An approachable past, an anchored present and an attainable future are the basic components of the traditional Jewish sense of time and of history. I first learned that lesson from the Rav זצ"ל. Later, my appreciation of this sophisticated view of history was deepened by studying with the late Yosef Haim Yerushalmi, and by reading Geoffrey Barraclough, Mircea Eliade and Aron Gurevitch.
That kind of merging of Past, Present and Future are reinforced for me daily by living in Israel.
As I write these words, I am seated in the Reading Room of the National Library in Givat Ram (Jerusalem). It's very quiet here, as the patrons of the library are (largely) well-behaved. There are great minds seated around me, and there are great researches into the past of our people, our religion and our civilization developing on the perennial green tables that furnish this room. The stillness, for me, invokes the timeless nature of the pursuits that its patrons undertake.

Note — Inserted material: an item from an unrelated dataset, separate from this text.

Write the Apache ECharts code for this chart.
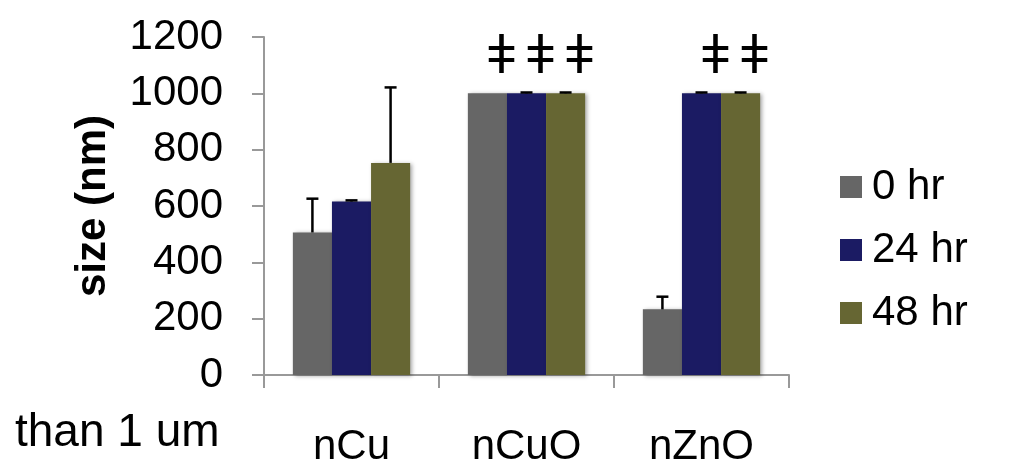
<!DOCTYPE html>
<html>
<head>
<meta charset="utf-8">
<script src="https://cdn.jsdelivr.net/npm/echarts@6/dist/echarts.min.js"></script>
<style>
  html, body { margin: 0; padding: 0; background: #fff; }
  #chart { width: 1017px; height: 464px; }
</style>
</head>
<body>
<div id="chart"></div>
<script>
const categories = ["nCu", "nCuO", "nZnO"];
const seriesNames = ["0 hr", "24 hr", "48 hr"];
const colors = ["#666666", "#1b1b63", "#666633"];

// mean size (nm) per time point
const values0 = [506, 1000, 233];
const values24 = [616, 1000, 1000];
const values48 = [753, 1000, 1000];

// upper error (nm)
const errors0 = [120, 0, 45];
const errors24 = [4, 3, 3];
const errors48 = [268, 3, 3];

// significance marks above bars
const marks0 = ["", "ǂ", ""];
const marks24 = ["", "ǂ", "ǂ"];
const marks48 = ["", "ǂ", "ǂ"];

const yTicks = [0, 200, 400, 600, 800, 1000, 1200];

const font = "'Liberation Sans', Arial, sans-serif";
const allValues = [values0, values24, values48];
const allErrors = [errors0, errors24, errors48];
const allMarks = [marks0, marks24, marks48];

const chart = echarts.init(document.getElementById("chart"), null, { renderer: "canvas" });

const CAT_GAP = 0.33;

const barSeries = seriesNames.map((name, s) => ({
    name: name,
    type: "bar",
    barGap: "0%",
    barCategoryGap: CAT_GAP * 100 + "%",
    itemStyle: {
        color: colors[s],
        shadowColor: "rgba(0,0,0,0.35)",
        shadowBlur: 4,
        shadowOffsetX: 2,
        shadowOffsetY: 1,
    },
    label: {
        show: true,
        position: "top",
        offset: [14, -3],
        fontFamily: font,
        fontSize: 54,
        color: "#000",
        formatter: (p) => allMarks[s][p.dataIndex],
    },
    data: allValues[s],
    z: 2,
}));

// one-sided error bars, drawn on top of each bar
const errorSeries = seriesNames.map((name, s) => ({
    type: "custom",
    name: name + " err",
    silent: true,
    z: 5,
    renderItem: (params, api) => {
        const idx = api.value(0);
        const mean = api.value(1);
        const err = api.value(2);
        if (!err) return null;
        const base = api.coord([idx, mean]);
        const top = api.coord([idx, mean + err]);
        const band = api.size([1, 0])[0];
        const barW = (band * (1 - CAT_GAP)) / 3;
        const x = base[0] + (s - 1) * barW;
        const capHalf = 6;
        return {
            type: "group",
            children: [
                {
                    type: "line",
                    shape: { x1: x, y1: base[1], x2: x, y2: top[1] },
                    style: { stroke: "#000", lineWidth: 2.5 },
                },
                {
                    type: "line",
                    shape: { x1: x - capHalf, y1: top[1], x2: x + capHalf, y2: top[1] },
                    style: { stroke: "#000", lineWidth: 2.5 },
                },
            ],
        };
    },
    encode: { x: 0, y: 1 },
    data: categories.map((c, i) => [i, allValues[s][i], allErrors[s][i]]),
}));

const option = {
    animation: false,
    backgroundColor: "#fff",
    title: {
        text: "than 1 um",
        left: 10,
        top: 405,
        textStyle: { fontFamily: font, fontSize: 46, fontWeight: "normal", color: "#000" },
    },
    legend: {
        orient: "vertical",
        left: 835,
        top: 161,
        icon: "rect",
        itemWidth: 22,
        itemHeight: 22,
        itemGap: 21,
        data: seriesNames,
        textStyle: { fontFamily: font, fontSize: 42, color: "#000", padding: [0, 0, 0, 5] },
    },
    grid: { left: 264, right: 228, top: 37, bottom: 89, containLabel: false, outerBoundsMode: "none" },
    xAxis: {
        type: "category",
        data: categories,
        axisLine: { lineStyle: { color: "#999", width: 2 } },
        axisTick: { show: true, length: 13, lineStyle: { color: "#999", width: 2 } },
        axisLabel: { margin: 51, fontFamily: font, fontSize: 42, color: "#000" },
    },
    yAxis: {
        type: "value",
        min: 0,
        max: 1200,
        interval: 200,
        name: "size (nm)",
        nameLocation: "middle",
        nameGap: 150,
        nameTextStyle: { fontFamily: font, fontSize: 42, fontWeight: "bold", color: "#000" },
        axisLine: { show: true, lineStyle: { color: "#999", width: 2 } },
        axisTick: { show: true, length: 12, lineStyle: { color: "#999", width: 2 } },
        splitLine: { show: false },
        axisLabel: {
            margin: 41,
            fontFamily: font,
            fontSize: 42,
            color: "#000",
            formatter: (v) => (yTicks.includes(v) ? String(v) : ""),
        },
    },
    series: [...barSeries, ...errorSeries],
};

chart.setOption(option);
</script>
</body>
</html>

Yet, it was not always so quiet or pastoral here. Forty three years ago, Jordanian guns opened up on West Jerusalem and shelled it. The shells fell not far from where I am sitting. The verdant campus outside was a staging area for the Israeli counter-attack that liberated Jerusalem, and the Temple Mount. Some of the predecessors of my colleagues in this room were killed either by shells, or in the fight to liberate the City of God, bedrock of Judaism and the Jewish People, Jerusalem.

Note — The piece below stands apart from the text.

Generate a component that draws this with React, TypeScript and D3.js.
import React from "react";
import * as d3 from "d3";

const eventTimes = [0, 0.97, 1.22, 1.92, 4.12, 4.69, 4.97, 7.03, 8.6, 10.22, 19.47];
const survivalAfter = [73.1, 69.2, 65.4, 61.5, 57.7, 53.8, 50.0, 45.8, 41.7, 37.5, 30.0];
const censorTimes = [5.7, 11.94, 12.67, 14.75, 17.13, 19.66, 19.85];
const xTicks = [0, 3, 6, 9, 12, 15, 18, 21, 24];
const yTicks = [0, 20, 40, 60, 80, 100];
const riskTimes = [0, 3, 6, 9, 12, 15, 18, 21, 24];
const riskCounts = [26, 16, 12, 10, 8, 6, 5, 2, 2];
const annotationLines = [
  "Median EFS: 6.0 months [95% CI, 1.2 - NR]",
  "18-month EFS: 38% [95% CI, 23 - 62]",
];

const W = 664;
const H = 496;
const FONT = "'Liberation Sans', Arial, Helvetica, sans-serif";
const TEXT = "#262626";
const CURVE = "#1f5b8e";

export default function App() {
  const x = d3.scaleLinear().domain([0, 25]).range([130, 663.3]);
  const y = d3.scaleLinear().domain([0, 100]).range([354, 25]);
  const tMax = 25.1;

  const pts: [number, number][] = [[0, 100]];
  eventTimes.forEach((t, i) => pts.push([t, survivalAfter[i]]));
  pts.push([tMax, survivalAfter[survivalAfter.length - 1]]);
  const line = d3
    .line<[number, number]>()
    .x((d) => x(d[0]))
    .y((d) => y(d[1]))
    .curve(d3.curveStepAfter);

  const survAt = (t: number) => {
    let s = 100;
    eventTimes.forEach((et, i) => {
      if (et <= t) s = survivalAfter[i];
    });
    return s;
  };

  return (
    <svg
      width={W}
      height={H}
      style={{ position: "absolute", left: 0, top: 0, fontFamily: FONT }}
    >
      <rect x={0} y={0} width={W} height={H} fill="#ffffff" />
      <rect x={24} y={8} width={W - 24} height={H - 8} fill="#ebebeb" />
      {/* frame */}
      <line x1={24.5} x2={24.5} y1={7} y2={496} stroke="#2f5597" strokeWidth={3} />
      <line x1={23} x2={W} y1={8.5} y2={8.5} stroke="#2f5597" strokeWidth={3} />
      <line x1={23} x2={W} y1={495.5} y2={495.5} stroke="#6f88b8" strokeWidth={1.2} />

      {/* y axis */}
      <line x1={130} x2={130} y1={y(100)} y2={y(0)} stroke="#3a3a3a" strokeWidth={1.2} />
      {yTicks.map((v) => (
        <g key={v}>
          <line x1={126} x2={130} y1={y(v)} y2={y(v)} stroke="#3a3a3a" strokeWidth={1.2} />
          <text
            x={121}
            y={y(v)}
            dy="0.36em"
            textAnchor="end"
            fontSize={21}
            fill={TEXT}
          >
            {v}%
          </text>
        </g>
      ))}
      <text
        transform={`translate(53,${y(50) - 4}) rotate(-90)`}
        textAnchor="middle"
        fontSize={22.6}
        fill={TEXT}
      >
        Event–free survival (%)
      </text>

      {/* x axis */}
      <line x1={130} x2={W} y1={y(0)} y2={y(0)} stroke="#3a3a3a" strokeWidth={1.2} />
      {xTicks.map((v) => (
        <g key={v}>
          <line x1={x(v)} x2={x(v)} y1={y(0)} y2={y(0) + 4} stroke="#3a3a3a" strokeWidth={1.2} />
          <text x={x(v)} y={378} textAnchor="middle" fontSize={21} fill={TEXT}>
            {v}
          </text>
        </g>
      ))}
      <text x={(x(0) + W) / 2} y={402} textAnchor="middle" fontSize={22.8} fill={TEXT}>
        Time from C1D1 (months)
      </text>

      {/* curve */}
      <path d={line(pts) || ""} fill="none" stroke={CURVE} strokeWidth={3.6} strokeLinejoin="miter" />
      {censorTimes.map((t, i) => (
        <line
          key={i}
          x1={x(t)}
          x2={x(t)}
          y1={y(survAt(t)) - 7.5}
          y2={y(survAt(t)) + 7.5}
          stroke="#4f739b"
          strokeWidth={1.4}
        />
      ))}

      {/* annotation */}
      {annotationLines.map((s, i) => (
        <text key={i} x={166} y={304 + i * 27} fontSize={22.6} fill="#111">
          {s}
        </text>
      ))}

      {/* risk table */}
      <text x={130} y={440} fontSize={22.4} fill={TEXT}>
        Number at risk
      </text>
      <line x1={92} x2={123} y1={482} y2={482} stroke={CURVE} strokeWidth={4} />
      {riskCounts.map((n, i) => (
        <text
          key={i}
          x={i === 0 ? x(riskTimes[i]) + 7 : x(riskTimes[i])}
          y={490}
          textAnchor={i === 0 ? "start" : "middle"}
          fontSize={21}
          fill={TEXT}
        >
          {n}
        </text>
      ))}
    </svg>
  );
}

In my imagination I can hear the shells scream overhead. They resound in the silence of this room, where the eternity of Torah and of Israel is retrieved, recorded and advanced. The quiet determination of the scholars here, along with the whispers of eternity, betray a secret that our enemies have never quite understood. Long after the Jihadists, long after the Radical Left and Radical Right have all been consigned to the dustbin of history, there will be Jews in Jerusalem; celebrating Jerusalem; studying Torah, researching our past and securing our future, here.
That's not kitsch. It's not maudlin jingoism. It's an existential reality. All you need to do is listen to the echoes of the shells in the silence, and the cry of הר הבית בידינו.